I like Alphabet's strategy of investing huge gobs of cash, from its highly profitable and dominant status atop the digital advertising industry, to foster innovation and growth later on down the road. It's a farsighted vision, one that makes this stock worth holding for the indefinite future -- even if government regulation poses a near-term threat.

No driver, no worries

Daniel Miller (General Motors): One unusual stock that you can buy and hold for 50 years is General Motors. You may be skeptical, but hear me out. Right now seems like a horrible time to invest in a Detroit automaker, as sales of light vehicles in the U.S. plateau, but the cyclical nature of the automotive business doesn't matter over a 50-year time frame. Furthermore, one could argue that GM's price-to-earnings ratio of 6 makes this a great time to invest, as much of the near-term negativity seems priced in.

GM is also well-positioned to carve out a leading position in driverless vehicles, as that opportunity continues to expand over the next few decades.
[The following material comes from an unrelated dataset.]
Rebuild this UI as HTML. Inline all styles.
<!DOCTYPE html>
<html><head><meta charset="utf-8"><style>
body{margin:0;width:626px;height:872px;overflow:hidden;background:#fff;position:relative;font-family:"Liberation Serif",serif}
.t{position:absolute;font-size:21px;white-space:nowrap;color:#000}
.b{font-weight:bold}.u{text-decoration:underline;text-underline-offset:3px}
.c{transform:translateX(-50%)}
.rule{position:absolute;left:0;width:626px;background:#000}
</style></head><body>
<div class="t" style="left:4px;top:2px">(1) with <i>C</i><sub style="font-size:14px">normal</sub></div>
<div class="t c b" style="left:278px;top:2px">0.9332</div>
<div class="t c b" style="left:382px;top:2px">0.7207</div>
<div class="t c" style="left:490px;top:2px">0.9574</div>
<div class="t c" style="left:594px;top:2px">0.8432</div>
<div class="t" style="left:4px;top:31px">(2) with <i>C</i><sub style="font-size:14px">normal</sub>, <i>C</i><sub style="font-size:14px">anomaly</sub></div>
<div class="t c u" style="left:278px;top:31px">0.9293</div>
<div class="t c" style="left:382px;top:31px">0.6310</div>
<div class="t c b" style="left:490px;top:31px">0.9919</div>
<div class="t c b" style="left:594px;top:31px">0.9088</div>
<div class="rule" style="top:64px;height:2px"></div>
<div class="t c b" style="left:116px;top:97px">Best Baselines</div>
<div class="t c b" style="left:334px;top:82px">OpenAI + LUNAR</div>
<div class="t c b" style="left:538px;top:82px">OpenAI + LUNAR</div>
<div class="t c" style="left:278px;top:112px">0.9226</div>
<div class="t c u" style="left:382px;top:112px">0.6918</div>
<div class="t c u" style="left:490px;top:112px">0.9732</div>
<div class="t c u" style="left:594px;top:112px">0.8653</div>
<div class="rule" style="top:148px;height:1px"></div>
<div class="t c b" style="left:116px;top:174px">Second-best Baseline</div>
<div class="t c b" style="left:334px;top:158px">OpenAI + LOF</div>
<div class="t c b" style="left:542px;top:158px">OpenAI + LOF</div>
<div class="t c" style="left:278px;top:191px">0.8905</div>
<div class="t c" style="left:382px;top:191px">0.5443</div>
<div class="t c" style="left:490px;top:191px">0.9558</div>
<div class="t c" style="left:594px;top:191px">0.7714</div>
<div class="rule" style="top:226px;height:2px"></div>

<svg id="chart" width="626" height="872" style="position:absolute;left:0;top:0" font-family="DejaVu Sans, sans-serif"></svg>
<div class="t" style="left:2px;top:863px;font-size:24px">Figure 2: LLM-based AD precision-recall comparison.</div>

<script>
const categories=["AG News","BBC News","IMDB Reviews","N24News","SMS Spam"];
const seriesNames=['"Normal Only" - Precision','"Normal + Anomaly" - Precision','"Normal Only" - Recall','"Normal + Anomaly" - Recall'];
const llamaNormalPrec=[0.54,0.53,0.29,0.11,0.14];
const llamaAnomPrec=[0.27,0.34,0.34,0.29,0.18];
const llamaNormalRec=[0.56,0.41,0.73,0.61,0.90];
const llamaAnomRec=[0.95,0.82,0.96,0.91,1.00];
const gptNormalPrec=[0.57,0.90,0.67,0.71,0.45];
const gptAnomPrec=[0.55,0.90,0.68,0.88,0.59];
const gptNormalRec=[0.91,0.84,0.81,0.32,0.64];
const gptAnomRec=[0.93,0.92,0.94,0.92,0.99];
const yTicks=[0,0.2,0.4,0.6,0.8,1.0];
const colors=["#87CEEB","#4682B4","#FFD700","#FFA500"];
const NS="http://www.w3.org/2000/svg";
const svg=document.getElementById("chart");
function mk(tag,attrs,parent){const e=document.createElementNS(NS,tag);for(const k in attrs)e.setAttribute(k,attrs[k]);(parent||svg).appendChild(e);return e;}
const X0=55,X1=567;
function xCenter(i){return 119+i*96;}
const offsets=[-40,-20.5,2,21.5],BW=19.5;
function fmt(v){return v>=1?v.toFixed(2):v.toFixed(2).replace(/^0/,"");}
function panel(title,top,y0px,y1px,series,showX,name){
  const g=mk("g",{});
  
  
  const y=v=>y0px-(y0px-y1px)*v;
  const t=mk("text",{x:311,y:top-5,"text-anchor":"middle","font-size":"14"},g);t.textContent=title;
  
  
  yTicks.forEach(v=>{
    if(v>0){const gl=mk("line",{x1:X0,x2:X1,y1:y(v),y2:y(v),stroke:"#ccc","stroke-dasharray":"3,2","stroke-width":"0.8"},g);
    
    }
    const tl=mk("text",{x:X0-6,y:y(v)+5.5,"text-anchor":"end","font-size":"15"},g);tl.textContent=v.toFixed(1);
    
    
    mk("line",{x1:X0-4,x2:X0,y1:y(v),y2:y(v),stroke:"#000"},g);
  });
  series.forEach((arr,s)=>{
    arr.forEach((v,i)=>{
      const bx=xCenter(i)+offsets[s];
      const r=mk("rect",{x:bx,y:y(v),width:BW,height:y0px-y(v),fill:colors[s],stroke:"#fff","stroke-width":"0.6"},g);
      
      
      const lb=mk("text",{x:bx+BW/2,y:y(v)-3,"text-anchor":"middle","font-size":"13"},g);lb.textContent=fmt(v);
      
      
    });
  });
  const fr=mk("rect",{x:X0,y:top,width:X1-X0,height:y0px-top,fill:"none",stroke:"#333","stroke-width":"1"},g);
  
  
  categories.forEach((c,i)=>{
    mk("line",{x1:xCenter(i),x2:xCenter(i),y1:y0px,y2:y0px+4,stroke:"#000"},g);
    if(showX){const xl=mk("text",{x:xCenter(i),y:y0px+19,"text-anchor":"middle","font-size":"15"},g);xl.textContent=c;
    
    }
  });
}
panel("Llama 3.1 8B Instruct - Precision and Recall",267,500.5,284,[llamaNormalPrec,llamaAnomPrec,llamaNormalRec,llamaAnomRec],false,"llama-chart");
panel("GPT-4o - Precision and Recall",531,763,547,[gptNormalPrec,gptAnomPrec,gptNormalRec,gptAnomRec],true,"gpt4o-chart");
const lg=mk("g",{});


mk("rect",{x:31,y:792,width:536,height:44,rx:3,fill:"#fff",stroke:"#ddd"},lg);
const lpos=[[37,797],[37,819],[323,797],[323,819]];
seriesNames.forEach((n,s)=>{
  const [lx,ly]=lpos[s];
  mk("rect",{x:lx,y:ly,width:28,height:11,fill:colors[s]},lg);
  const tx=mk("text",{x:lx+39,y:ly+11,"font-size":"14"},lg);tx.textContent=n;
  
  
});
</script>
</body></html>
Take GM Cruise, for instance: Acquired as Cruise Automation in 2016 for around $600 million, the subsidiary has soared in valuation and gained plenty of attention. In May GM announced that SoftBank, Honda, General Motors itself, and scattered institutional investors invested an additional $1.15 billion in Cruise at a post-investment valuation of $19 billion -- an impressive valuation boost in only three years.
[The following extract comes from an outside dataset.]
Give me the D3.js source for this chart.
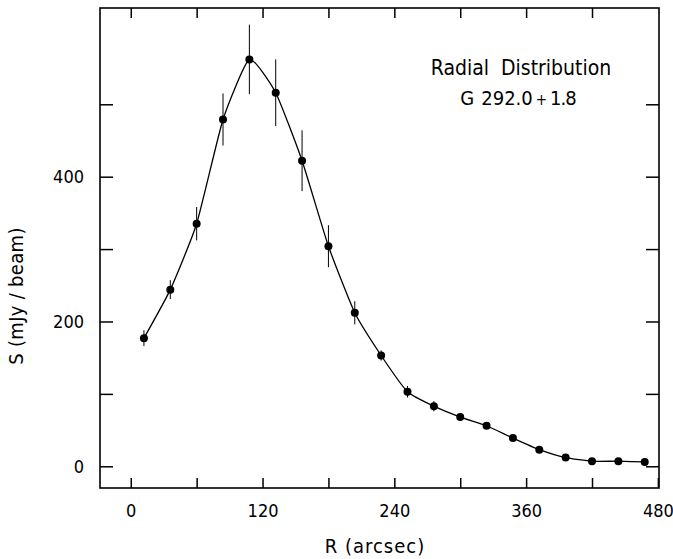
<!DOCTYPE html>
<html>
<head>
<meta charset="utf-8">
<script src="https://cdn.jsdelivr.net/npm/d3@7"></script>
<style>
  body { margin: 0; background: #fff; }
  svg text { font-family: "DejaVu Sans Condensed", "Liberation Sans Narrow", "DejaVu Sans", sans-serif; fill: #000; }
</style>
</head>
<body>
<div id="chart"></div>
<script>
// radial distribution of G 292.0+1.8
const radius = [12, 36, 60, 84, 108, 132, 156, 180, 204, 228, 252, 276, 300, 324, 348, 372, 396, 420, 444, 468];
const flux = [177, 244, 335, 479, 562, 516, 422, 304, 212, 153, 103, 83, 68, 56, 39, 23, 12, 7, 7, 6];
const fluxErr = [11, 13, 23, 36, 48, 46, 42, 29, 16, 7, 8, 7, 4, 3, 3, 2, 2, 1, 1, 1];
const xTicks = [0, 60, 120, 180, 240, 300, 360, 420];
const xLabels = [0, 120, 240, 360, 480];
const yTicks = [0, 100, 200, 300, 400, 500];
const yLabels = [0, 200, 400];
const title = "Radial  Distribution";
const subtitle = ["G", "292.0", "+", "1.8"];

const width = 673, height = 559;
const margins = {left: 100, right: 14, top: 8, bottom: 71};

const svg = d3.select("#chart").append("svg")
  .attr("width", width)
  .attr("height", height);

const x = d3.scaleLinear().domain([-28, 481]).range([margins.left, width - margins.right]);
const y = d3.scaleLinear().domain([-30, 633]).range([height - margins.bottom, margins.top]);

const points = radius.map(function(r, i) {
  return {r: r, s: flux[i], e: fluxErr[i]};
});

function styleAxis(g) {
  g.select(".domain").remove();
  g.selectAll("line").attr("stroke", "#000").attr("stroke-width", 1.5);
  g.selectAll("text").attr("font-size", 18).attr("font-family", null);
}

// axes, ticks point inward on every side
svg.append("g")
  .attr("transform", "translate(0," + y.range()[0] + ")")
  .call(d3.axisBottom(x).tickValues(xTicks.concat([480])).tickSizeInner(-10).tickSizeOuter(0).tickPadding(16)
    .tickFormat(function(d) { return xLabels.indexOf(d) >= 0 ? d : ""; }))
  .call(styleAxis);

svg.append("g")
  .attr("transform", "translate(0," + y.range()[1] + ")")
  .call(d3.axisTop(x).tickValues(xTicks).tickSizeInner(-10).tickSizeOuter(0).tickFormat(""))
  .call(styleAxis);

svg.append("g")
  .attr("transform", "translate(" + x.range()[0] + ",0)")
  .call(d3.axisLeft(y).tickValues(yTicks).tickSizeInner(-13).tickSizeOuter(0).tickPadding(16)
    .tickFormat(function(d) { return yLabels.indexOf(d) >= 0 ? d : ""; }))
  .call(styleAxis);

svg.append("g")
  .attr("transform", "translate(" + x.range()[1] + ",0)")
  .call(d3.axisRight(y).tickValues(yTicks).tickSizeInner(-13).tickSizeOuter(0).tickFormat(""))
  .call(styleAxis);

// frame
svg.append("rect")
  .attr("x", x.range()[0])
  .attr("y", y.range()[1])
  .attr("width", x.range()[1] - x.range()[0])
  .attr("height", y.range()[0] - y.range()[1])
  .attr("fill", "none")
  .attr("stroke", "#000")
  .attr("stroke-width", 1.6);

// error bars
svg.append("g").selectAll("line")
  .data(points)
  .enter().append("line")
  .attr("x1", function(d) { return x(d.r); })
  .attr("x2", function(d) { return x(d.r); })
  .attr("y1", function(d) { return y(d.s - d.e); })
  .attr("y2", function(d) { return y(d.s + d.e); })
  .attr("stroke", "#000")
  .attr("stroke-width", 1);

// smooth line through points
const line = d3.line()
  .x(function(d) { return x(d.r); })
  .y(function(d) { return y(d.s); })
  .curve(d3.curveCardinal.tension(0.5));

svg.append("path")
  .datum(points)
  .attr("d", line)
  .attr("fill", "none")
  .attr("stroke", "#000")
  .attr("stroke-width", 1.3);

svg.append("g").selectAll("circle")
  .data(points)
  .enter().append("circle")
  .attr("cx", function(d) { return x(d.r); })
  .attr("cy", function(d) { return y(d.s); })
  .attr("r", 4)
  .attr("fill", "#000");

// labels
svg.append("text")
  .attr("x", 375)
  .attr("y", 553)
  .attr("text-anchor", "middle")
  .attr("font-size", 20)
  .attr("letter-spacing", 1)
  .style("white-space", "pre")
  .text("R (arcsec)");

svg.append("text")
  .attr("transform", "translate(23,296) rotate(-90)")
  .attr("text-anchor", "middle")
  .attr("font-size", 20)
  .attr("letter-spacing", 0.3)
  .style("white-space", "pre")
  .text("S (mJy / beam)");

svg.append("text")
  .attr("x", 521)
  .attr("y", 75)
  .attr("text-anchor", "middle")
  .attr("font-size", 21)
  .style("white-space", "pre")
  .text(title);

const sub = svg.append("text")
  .attr("x", 518)
  .attr("y", 105)
  .attr("text-anchor", "middle")
  .attr("font-size", 20);

sub.selectAll("tspan")
  .data(subtitle)
  .enter().append("tspan")
  .attr("dx", function(d, i) { return [0, 7, 3, 3][i]; })
  .attr("font-size", function(d) { return d === "+" ? 15 : 20; })
  .attr("letter-spacing", function(d) { return d === "1.8" ? -1 : 0; })
  .text(function(d) { return d; });
</script>
</body>
</html>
The increasing number of GM Cruise investors and partnerships is hugely important: The company announced in March that by the end of 2019 it would double its employee headcount, from roughly 1,000 to 2,000, as it drives toward the commercial launch of a ridesharing service in San Francisco later this year.

The bad news is that because driverless cars could be a lucrative opportunity, the competition is intense, but the technology is expensive to develop. The good news is that despite slowing U.S. sales, GM has focused on more profitable full-size trucks and SUVs, which boosted its average transaction prices (ATPs) by $1,575 during the second quarter to $37,126 -- excellent compared to the industry average of $33,681, according to J.D. Power PIN (Power Information Network) estimates.

Time will tell if GM can indeed succeed with its ambitions. But considering its paltry P/E of 6: If you have a long-term time frame that makes investing in a cyclical business less risky, and believe in its driverless-vehicle potential, GM could be a great stock to hold for 50 years.

An e-commerce play and cloud computing play rolled into one

Chris Neiger (Amazon): If you want a company that will have no problems adapting to shifting trends over the next five decades, look no further than Amazon. It's best known for its e-commerce dominance, of course, and this year it's expected to account for about 38% of all online sales in the U.S.

Don't think that Amazon's finished growing this business, either. Its recent shift toward one-day shipping for Prime members is aimed squarely at keeping its e-commerce rivals at bay. Additionally, its recent Prime Day was a smashing success, with 175 million items sold in just two days. Amazon's early lead in this space means that as the worldwide e-commerce market grows to $4.9 trillion by 2021, the company will continue to benefit.

But it's not just e-commerce that'll keep Amazon humming along in the coming decades. The company's lucrative Amazon Web Services (AWS) cloud computing platform will help as well. The majority of Amazon's profit already comes from AWS, and as the leading public cloud computing company, with market share of over 32%, Amazon is more than ready to stay ahead of Microsoft and Google in this space. Considering that cloud computing will be worth $331 billion by 2022, Amazon is just getting started in this massive market.

All of this means that if you're keen to pick a stock and keep it for decades, without having to worry if it's well-positioned to keep growing, you can buy Amazon and hold it for the long haul.